Un recul « en plein regain de la crise migratoire en Italie », dénonce Nigel Farage
Nigel Farage relève encore que « L’ironie de la situation est que la décision gouvernementale de garder les frontières ouvertes est prise en plein regain de la crise migratoire en Italie ». Or, calcule-t-il, « Tous les problèmes posés par l’augmentation de la population du Royaume-Uni, prévue à 77 millions d’habitants en 2050, continueront de ce fait de s’aggraver : manque de places à l’école, déficit du service national de santé, surcharges des chemins de fer, crise du logement ». Le discours officiel et unique n’aborde jamais ces défis lancés par l’immigration incontrôlée, poursuit-il : « On parle toujours des bénéfices économiques, jamais des coûts en capital des infrastructures qu’elle exigera ».

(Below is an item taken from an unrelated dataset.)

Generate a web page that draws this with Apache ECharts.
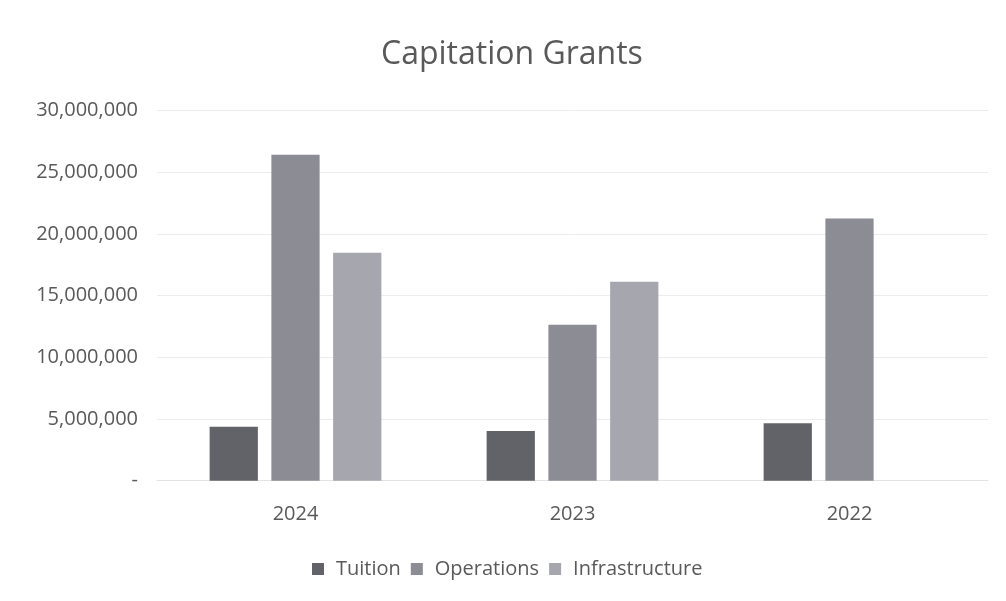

« Les électeurs favorables au Brexit ne se voilent pas la face devant l’immigration : la plupart veulent maintenant qu’elle soit stoppée totalement », martèle encore Nigel Farage. « Or, le fait pour une nation de devoir se lever contre l’establishment pour garantir la victoire historique qu’elle a remportée, et pour ne pas voir ses espoirs foulés aux pieds par une élite hors-sol, est une source de graves divisions », met-il en garde.
Nigel Farage dénonce la « trahison » du Brexit par le gouvernement de Theresa May
« Il est curieux de voir que Jeremy Corbyn se situe désormais sur une ligne plus dure que le gouvernement de Theresa May, quand il dit qu’il interdirait l’importation massive de travailleurs peu qualifiés du reste de l’UE », ironise-t-il. Même Barry Gardiner, membre du cabinet fantôme de l’opposition travailliste et l’an dernier opposé au Brexit, admet que « l’enjeu-clé du Brexit était le retour au contrôle des frontières », relève Farage.
« Ce nouveau consensus » autour d’un recul à 2021 du retour au contrôle des migrations intra-européennes « doit être brisé », conclut l’eurodéputé, après un réquisitoire digne d’un chef politique actif préparant son retour au premier plan à Londres.